Organ Symphony "Noёl" by Paul de Maleingreau and the Christian Mystery of Christmas
DOI:
https://doi.org/10.32461/2226-3209.3.2024.313312Abstract
The purpose of the work is to reveal the poetic-intonational spiritual-symbolic aspects of the organ symphony "Noël" by P. de Malengro in the direction of stylistic and spiritual-philosophical searches of the Franco-Belgian culture of the second half of the 19th and early 20th centuries. Research methodology. An interdisciplinary, genre-stylistic, historical-cultural approach was essential for this work, allowing to explore the factors contributing to the discovery of the spiritual-semantic specificity of the concept of "symphony" in all its variety of meanings.

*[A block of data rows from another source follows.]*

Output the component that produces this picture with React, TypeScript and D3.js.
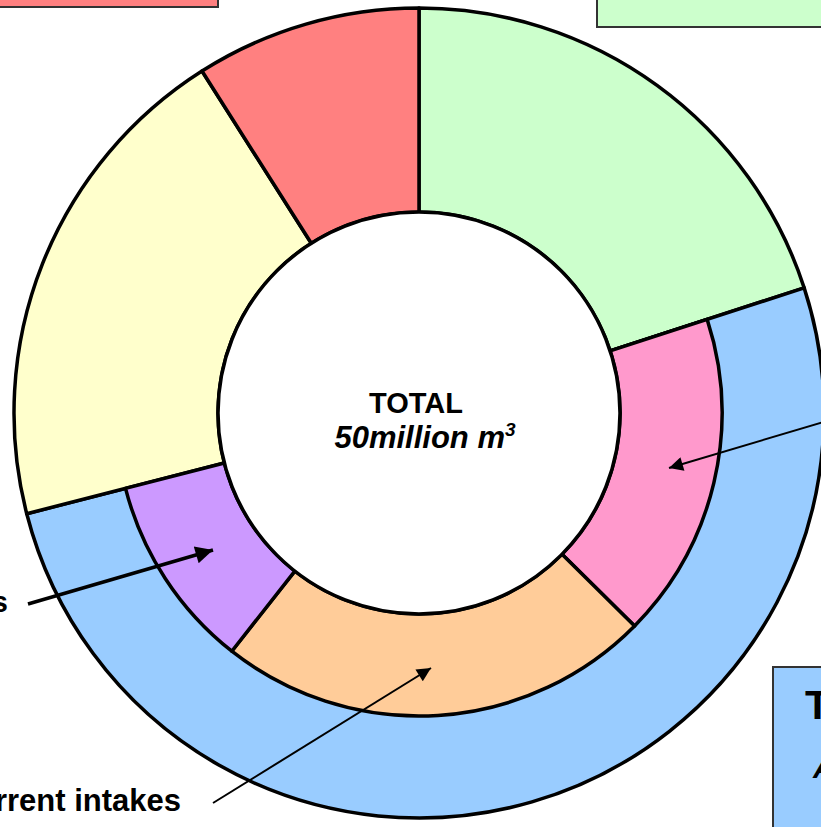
import React from "react";
import * as d3 from "d3";

// Outer ring: share of the 50 million m³ total (million m³), clockwise from 12 o'clock
const outerNames = ["Green", "Blue", "Yellow", "Red"];
const outerValues = [10, 25.5, 10, 4.5];
const outerColors = ["#CCFFCC", "#99CCFF", "#FFFFCC", "#FF8080"];

// Breakdown of the blue segment, drawn on the inner half of the ring
const innerNames = ["Pink", "Orange", "Purple"];
const innerValues = [8.7, 11.6, 5.2];
const innerColors = ["#FF99CC", "#FFCC99", "#CC99FF"];

const centerTitle = "TOTAL";
const centerValue = "50million m";

const W = 821;
const H = 827;
const cx = 419;
const cy = 413;
const rIn = 201;
const rMid = 303;
const rOut = 405;

export default function App() {
  const pie = d3
    .pie<number>()
    .sort(null)
    .value((d) => d)
    .startAngle(0)
    .endAngle(2 * Math.PI);
  const outerArcs = pie(outerValues);

  const blue = outerArcs[1];
  const innerPie = d3
    .pie<number>()
    .sort(null)
    .value((d) => d)
    .startAngle(blue.startAngle)
    .endAngle(blue.endAngle);
  const innerArcs = innerPie(innerValues);

  const outerArc = d3.arc<d3.PieArcDatum<number>>().innerRadius(rIn).outerRadius(rOut);
  const innerArc = d3.arc<d3.PieArcDatum<number>>().innerRadius(rIn).outerRadius(rMid);

  const font = "Arial, 'Liberation Sans', sans-serif";

  return (
    <svg
      width={W}
      height={H}
      viewBox={`0 0 ${W} ${H}`}
      style={{ position: "absolute", left: 0, top: 0, background: "#fff" }}
    >
      <defs>
        <marker id="headBig" viewBox="0 0 10 10" refX="10" refY="5" markerWidth="6" markerHeight="5" markerUnits="strokeWidth" orient="auto">
          <path d="M0,0 L10,5 L0,10 Z" fill="#000" />
        </marker>
        <marker id="headThin" viewBox="0 0 10 10" refX="10" refY="5" markerWidth="9" markerHeight="7" markerUnits="strokeWidth" orient="auto">
          <path d="M0,0 L10,5 L0,10 Z" fill="#000" />
        </marker>
      </defs>

      {/* boxes around the chart */}
      <rect x={-10} y={-40} width={228} height={47} fill="#FF8080" stroke="#333" strokeWidth={2} />
      <rect x={597} y={-40} width={240} height={67} fill="#CCFFCC" stroke="#333" strokeWidth={2} />
      <rect x={773} y={667} width={80} height={200} fill="#99CCFF" stroke="#333" strokeWidth={2} />
      <text x={805} y={719} fontFamily={font} fontWeight="bold" fontSize={41}>TOTAL</text>
      <text x={813} y={778} fontFamily={font} fontWeight="bold" fontStyle="italic" fontSize={30}>Approx</text>

      <g transform={`translate(${cx},${cy})`}>
        {outerArcs.map((a, i) => (
          <path key={outerNames[i]} d={outerArc(a) ?? ""} fill={outerColors[i]} stroke="#000" strokeWidth={3.5} strokeLinejoin="round" />
        ))}
        {innerArcs.map((a, i) => (
          <path key={innerNames[i]} d={innerArc(a) ?? ""} fill={innerColors[i]} stroke="#000" strokeWidth={3.5} strokeLinejoin="round" />
        ))}
        <circle r={rIn} fill="#fff" stroke="#000" strokeWidth={3.5} />
        <text x={-3} y={0} textAnchor="middle" fontFamily={font} fontWeight="bold" fontSize={29}>
          {centerTitle}
        </text>
        <text x={6} y={35} textAnchor="middle" fontFamily={font} fontWeight="bold" fontStyle="italic" fontSize={31}>
          {centerValue}
          <tspan dy={-12} fontSize={19}>3</tspan>
        </text>
      </g>

      {/* callouts */}
      <line x1={28} y1={604} x2={213} y2={550} stroke="#000" strokeWidth={3.5} markerEnd="url(#headBig)" />
      <line x1={213} y1={803} x2={431} y2={668} stroke="#000" strokeWidth={2} markerEnd="url(#headThin)" />
      <line x1={830} y1={420} x2={669} y2={468} stroke="#000" strokeWidth={2} markerEnd="url(#headThin)" />

      <text x={8} y={612} textAnchor="end" fontFamily={font} fontWeight="bold" fontSize={29}>Other uses</text>
      <text x={181} y={811} textAnchor="end" fontFamily={font} fontWeight="bold" fontSize={31}>Current intakes</text>
    </svg>
  );
}
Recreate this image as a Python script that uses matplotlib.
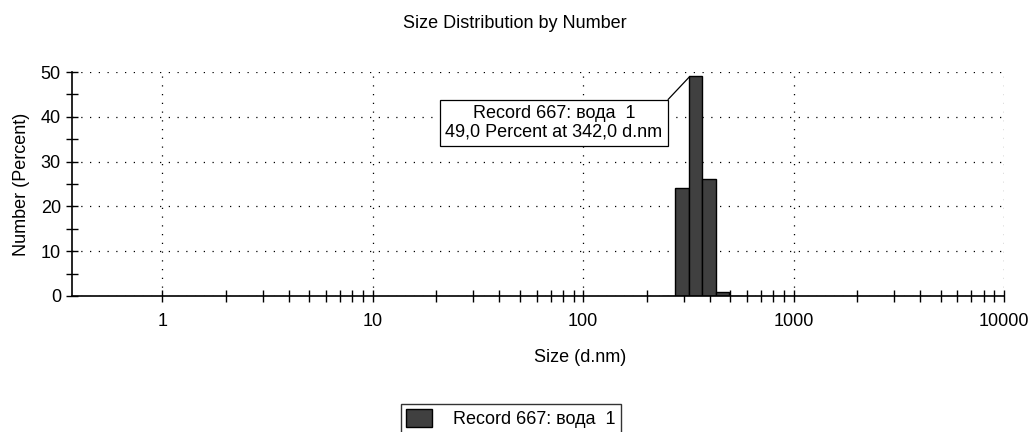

The scientific novelty of the work is determined by the introduction into musicological use of materials from the organ symphony "Noël" by P. de Malengro, the poetics of which was formed at the intersection of the artistic, spiritual and musical traditions of the Northern Renaissance and French modernism. Conclusions. An overview of the use of the term "symphony" in the cultural-historical and spiritual practice of different eras testifies not only to the breadth of its semantic and applied meanings, but also to the presence of general semantic indicators, in accordance with which a symphony ultimately implies a certain integrity in which merge, different numerous components are combined. A symphony as a musical work is an equally complex and comprehensive concept that represents the most diverse "models" of this genre. The organ symphony "Noël" by P. de Malengro represents the typology of the "spiritual symphony". Its expressiveness, related to the biblical mystery of Christmas, is strengthened by the composer's appeal also to the masterpieces of the Northern Renaissance (Rogir van der Weyden and the van Eyck brothers). Symphony "Noël" is a free composition (4 parts) of the suite-variation type, a "symphony-mystery", the thematic basis of which is Gregorian chants, as well as the corresponding principles of their texture and mode-intonation development (monody, heterophony, various forms of polyphonic development, reproduction of the spiritual and vocal practice of discanting of the Notre Dame School). The poetics of such a "symphony-mystery" is significantly supplemented by an appeal to the timbre qualities of the so-called "symphonic organ", the universalism of performance, dynamic and timbre-intonation capabilities of which turned out to be literally correlated with the universalism of the symphony genre as such.